Aqui espera a D. Joana de Mello a ressurreição dos mortos, e vida bem-aventurada com os que forem seus descendentes.

E posto que este epitáfio não fale nela, consta de memórias de um, e outro convento estar ela sepultada ali, e tudo o mais que de sua vida sumariamente referimos.

l) Faleceu Sór Mecia de Paiva no ano 1614, depois de ser Mestra de Noviças, e duas vezes Prioresa do mosteiro das Agostinhas de Évora, que hoje pelos muitos milagres, que nele obra uma santa imagem do menino Jesus, tomou sua invocação, por cujo título é mui conhecido, e nomeado neste Reino. Sua fundação se verá a 30 de Maio em que se celebra no dito convento a memória de suas fundadoras Maria, e Constança de vida pobres. O que da serva de Deus Sór Mecia, deixamos dito, devemos às relações m. f. que deste convento se nos comunicaram.

m) Olivença principal vila do Bispado de Élvas, fundada duas léguas além do Guadiana, numa planície da Bética, cujo fundador se ignora, foi muito tempo de Castela, até que ElRei D. Dinis a houve com outras para esta coroa. O Castelo não é obra de Mouros (como alguns disseram) mas do tempo do próprio Rei. Vê-se isto claramente de um escudo de pedra que está na porta, que chama da Graça, o qual tem esculpido uma figura de mulher (que se entende ser a Rainha santa) sentada em cadeira com coroa, e ceptro, à parte direita as armas de Aragão, e as de Portugal, à esquerda há uma Oliveira com letras que dizem.

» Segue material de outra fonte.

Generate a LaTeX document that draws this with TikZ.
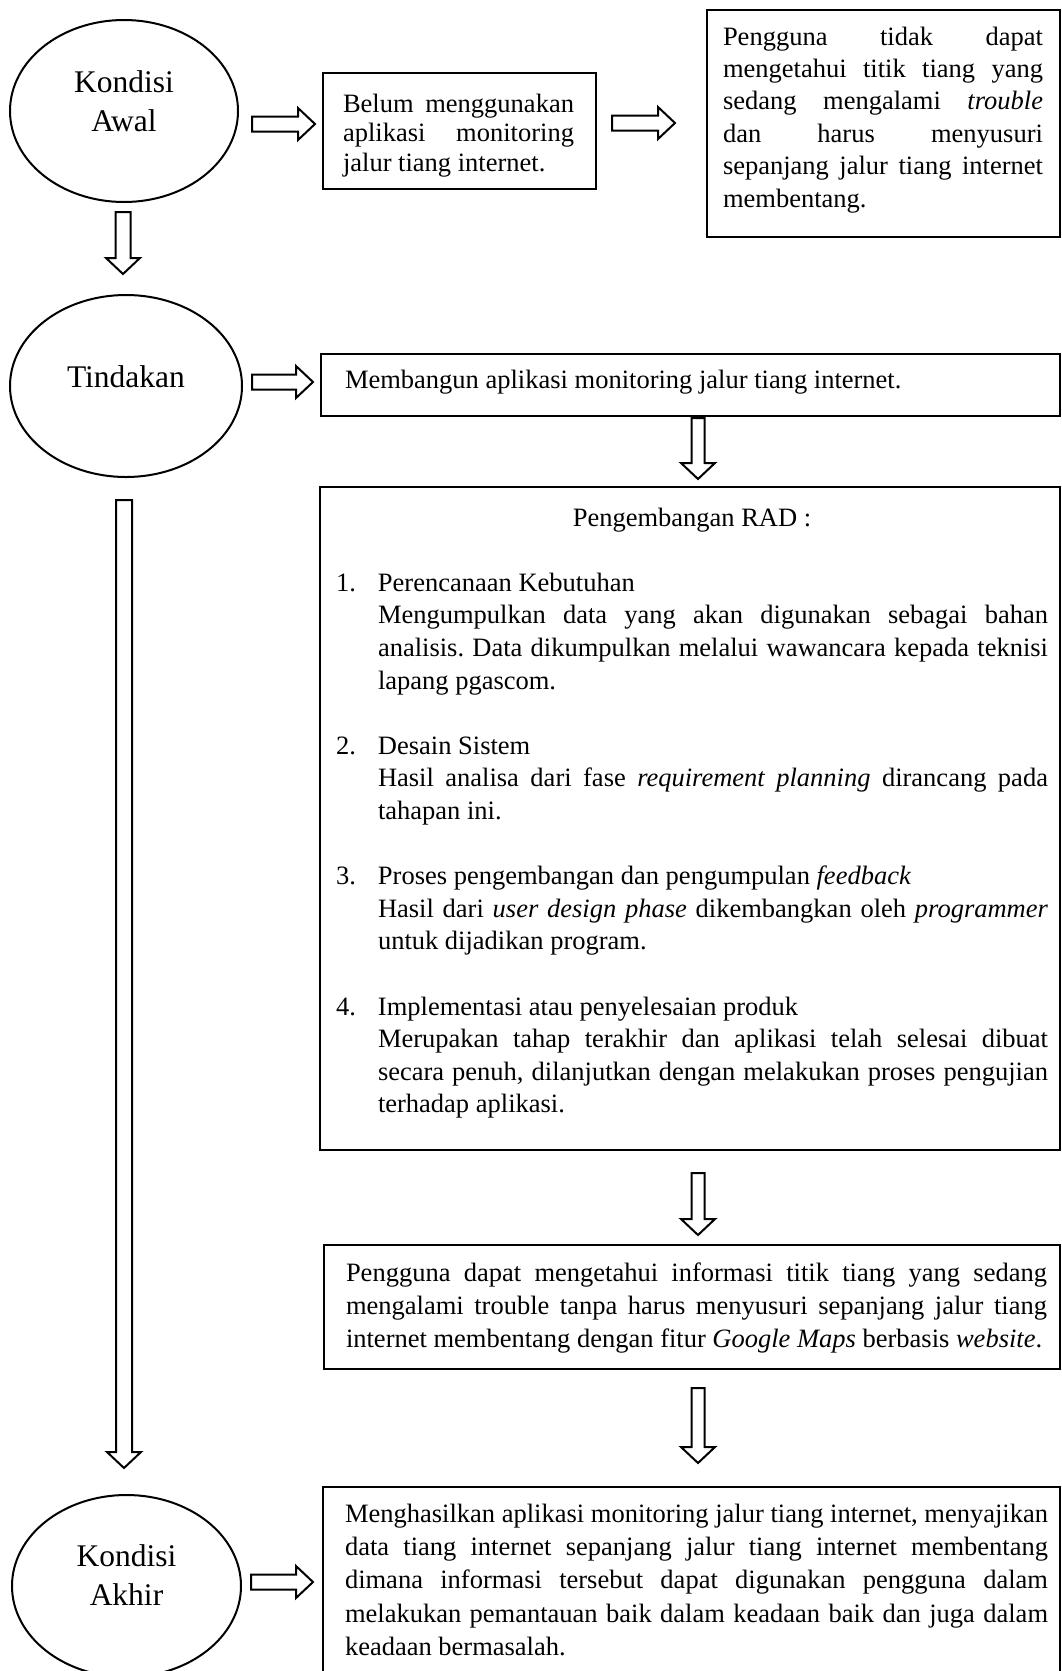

A primeira pedra deste Castelo foi posta em dia de S. Miguel, e a pôs aqui Pedro Lourenço do Rego, em tempo DelRei D. Dinis era 1344 que é ano 1306.

A vila antiga era cercada de muro, e tinha cinco portas. ElRei D. Manuel por ir em aumento a povoação a mandou cercar, cuja obra com sua morte parou. Tem ao presente mais de 1800 vizinhos, por se haver recolhido a ela (por causa da guerra) a gente do campo, e aldeias circunvizinhas. Abunda de trigo, azeite, carnes, palhos, e frutas, e não menos de casas ricas, e nobres famílias.

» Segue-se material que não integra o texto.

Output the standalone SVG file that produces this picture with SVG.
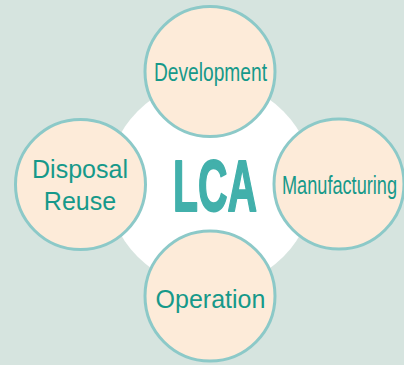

A todas estas excelências excede, a de haver procriado a grande serva de Deus Maria da Cruz, filha de pais humildes, mas mui virtuosos. Faleceu pronunciando estas devotas, e formais palavras: Doce Jesus de minha alma, doce Jesus de minha vida; quando chegará a hora, de minha doce partida. Na capela de Sta. Isabel do mosteiro de S. Francisco (como fica dito) jaz sepultada, a qual ela muitos anos antes profetizou se havia de fazer, e que seria a primeira que nela se sepultasse. Na campa da sepultura contém escudo formado de cordão da Ordem, e dentro uma coroa de flores com palma, e em cerco esta letra de S. Paulo "non coronabitur nisi qui letitime certaverit". Pendem dele à parte direita um cilício, à esquerda umas disciplinas, com a letra: Arma militia nostra, e por baixo:

Aqui está sepultada Maria da Cruz filha de Bento Alvares, e de Isabel da Paixão, todos terceiros da Ordem da penitência de N. Seráfico P. S. Francisco. Faleceu no I dia de Janeiro da era de 1635 sendo de idade de 50 anos, e Ministra da dista Ordem.

E ao pé de tudo uma lançadeira esculpida, em figura do ofício de Tecedeira, que exercitava. Sua vida anda manuscrita por seu Confessor Fr. Miguel dos Anjos religioso Arrábido, da qual nós aproveitamos; e de umas informações, que (por mandado de D. Sebastião de Matos, sendo Bispo de Elvas) se fizeram; e de outras memórias, e relações autênticas, que se conservam entre os religiosos da província dos Algarves, aos quais o dito convento pertence, como se verá em mais próprio lugar.